RRI in the classroom - Reflections and discussions from Estonia

In this article we look closely at what is RRI and how it can be implemented in and outside of the classroom. Reflections and experiences from the Estonian classroom are provided by Mirjam Burget from University of Tartu who is doing her PhD on RRI and inquiry learning.

RRI is an emerging framework which in the context of our project has been characterized as the attitude and ability to reflect on, discuss on and communicate processes and outcomes of inquiry for people themselves, others and for society as a whole.

In short, RRI is a process where pupils actively engage in discussions and reflect upon their work. Discussion is also one of the phases in the inquiry cycle model that forms the basis of the Ark of Inquiry inquiry approach. Teachers who wish to integrate RRI into science lessons, should encourage pupils to participate in debates, in participatory inquiry or by including socio-scientific issues to the lessons. The discussions in inquiry-based learning lessons are regarded as highly relevant by the Estonian teachers. For the primary school teachers, it is important to encourage all pupils to participate in the discussions and to let various opinions to sound. Secondary school teachers often pay more attention to the ethical aspects of doing science, by discussing the cloning of animals or negative aspects of data manipulation in research with their pupils.

Besides encouraging the pupils to participate in discussions around socio-scientific issues inside the classroom among peers, teachers could also involve other societal actors to visit the lessons and participate in the discussions. Teachers gladly ask scientists, parents or school alumni to their lessons to talk about their work or carry out experiments with pupils. Teachers could also visit nature schools, science centres and museums where special science education programs are provided for pupils. Extracurricular science education provides an excellent opportunity to integrate RRI into science topics and experiments, as pupils in different ages can work together in diverse groups, having more time to focus on specific topics and engage in more discussions compared to lessons in traditional classroom settings. In addition to extracurricular programs, Estonian pupils have also visited high-tech laboratories and companies. Teachers hope that scientists and entrepreneurs would approach the schools themselves more often and offer opportunities for meeting and visiting.
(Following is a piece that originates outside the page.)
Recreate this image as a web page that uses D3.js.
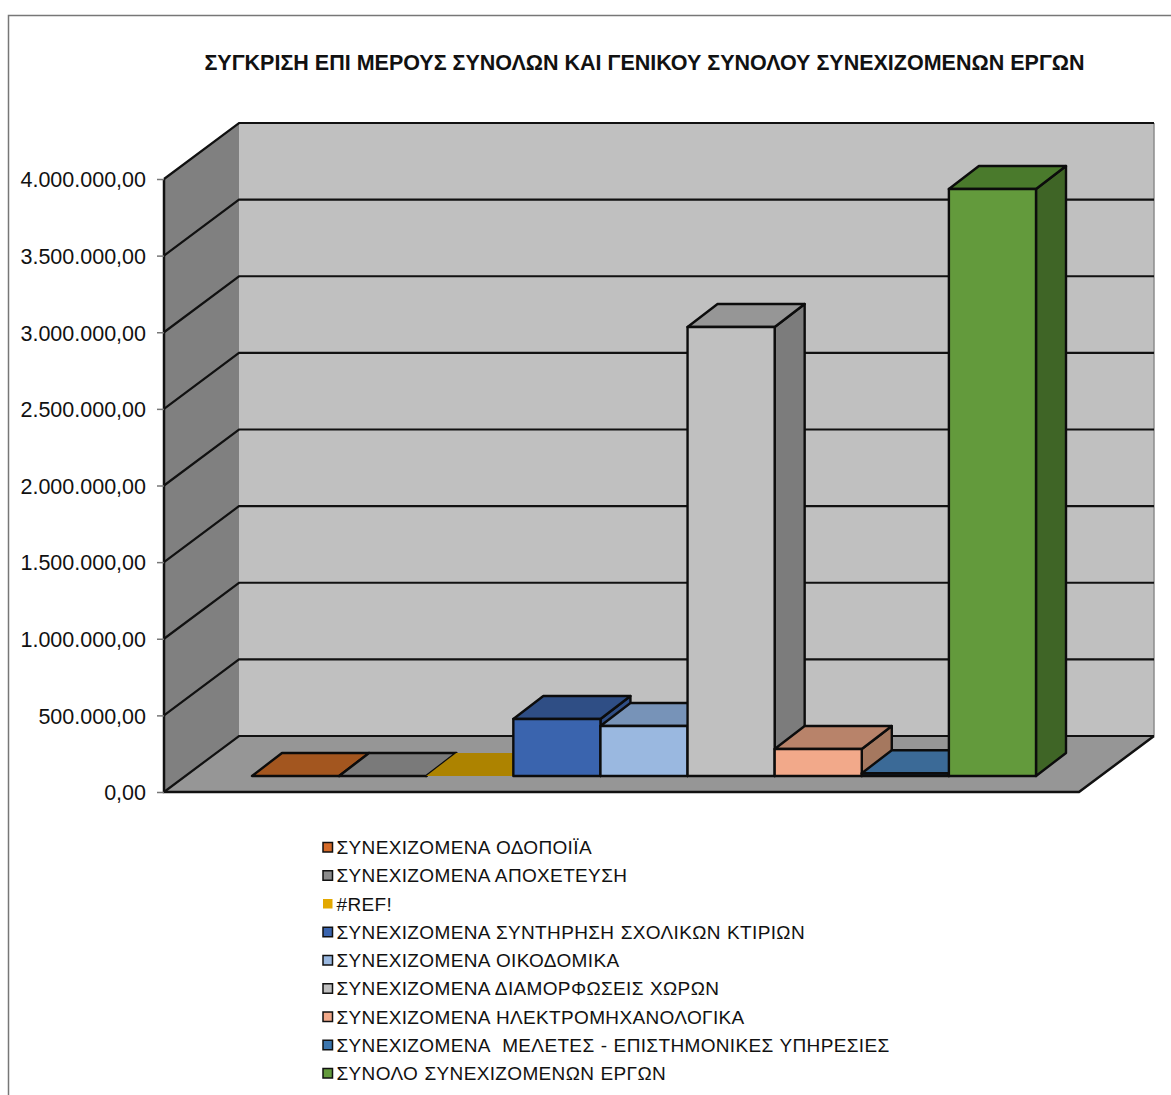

RRI also encompasses the aspect of sustainability, and for the Estonian teachers, one way of introducing RRI related issues is to talk about sustainability and by fostering sustainability at school. Sustainability is a cross-curricular topic in the national curriculum in Estonia and implemented implicitly, being more familiar to the teachers than RRI. Teachers support the development of pupils’ individual sense of responsibility and teach them how to take responsibility for their own actions. Other examples include teaching how to use the chemicals in experiments sustainably or talking about environmental safety when pupils carry out the experiments.

In conclusion it can be said that RRI at Estonian school has started to appear. Ark of Inquiry actively promotes the integration of RRI aspects into science education in various ways. Firstly, a large effort has been made to raise awareness of teachers to RRI by dedicating parts of web-based supportive materials and teacher training modules to RRI.  The teacher training modules include examples which illustrate different ways to include RRI aspects in science classes. The project has also developed a pedagogical scenario which supports teachers in designing RRI activities in relation to their science classes.